私なりの答えとしては「時代や環境の変化に対して、全社的に舵をきるとき」だと思います。

この時に重要なポイントは「誰に、どんな会社だと感じて欲しいか?」をしっかり深掘りすることです。顧客に対して、社員に対して、株主に対して、取引先に対して、などなど企業には様々なステークホルダーが存在します。どれか一つに絞るのではなく、優先順位を決めておくべきです。その上で「どんな会社か?」については、自分たちの想いを軸にしながらも、時代や環境の変化に合わせて「伝わる言葉」で表現する必要があります。

まとめ|リブランディングは調査とデータで考える

話を最初の方に戻すと、「マーケの打ち手としての“とりあえず”リブランディング」はおすすめしないと書きましたが、実際には「リブランディングする!」と社内で決まってから、どうやるの?と検索される方がほとんどだと思います。

もうこの段階では突き進むしかないのですが、失敗例にならないためにできることは「徹底的な調査とデータ思考」が必要だと思います。まずは自社のブランドについて、極力客観的に、社内外問わず、ある程度のコストも覚悟して調査を行ってみましょう。そこから見えてきた数値的な課題を足場にして、リブランディングの方向性を定めなければ、「感性のリブランディング」に陥ってしまい、結果として誰にも響かない可能性が高まります。

もちろん、これではリブランディングの効果を数値化することもできません。リブランディングの前後で、どの数字がどれだけ動いたか分からなければ評価もできないはずです。(というか数字は動かないかと、、、)

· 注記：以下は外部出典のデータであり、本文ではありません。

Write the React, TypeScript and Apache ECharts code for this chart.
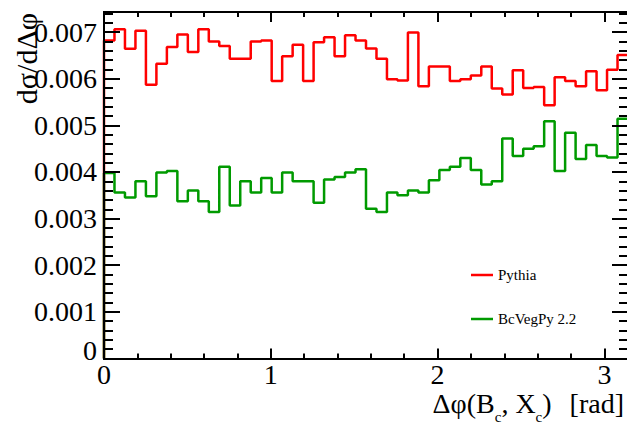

「失敗したくない!」という方は、ぜひ専門家にアドバイスをもらってください。企業規模や業界によって「調査の手法」は全く異なるので、最適な方法とステップを一緒に考えてくれると思います。

おまけ|リブランディングではなく、リフレッシュ!?

リブランディングについて成功事例よりも失敗事例の方が多いため、「ブランド・リフレッシュ」という手法(考え方)があるようです。この辺りはまた時期を見て書きたいと思います。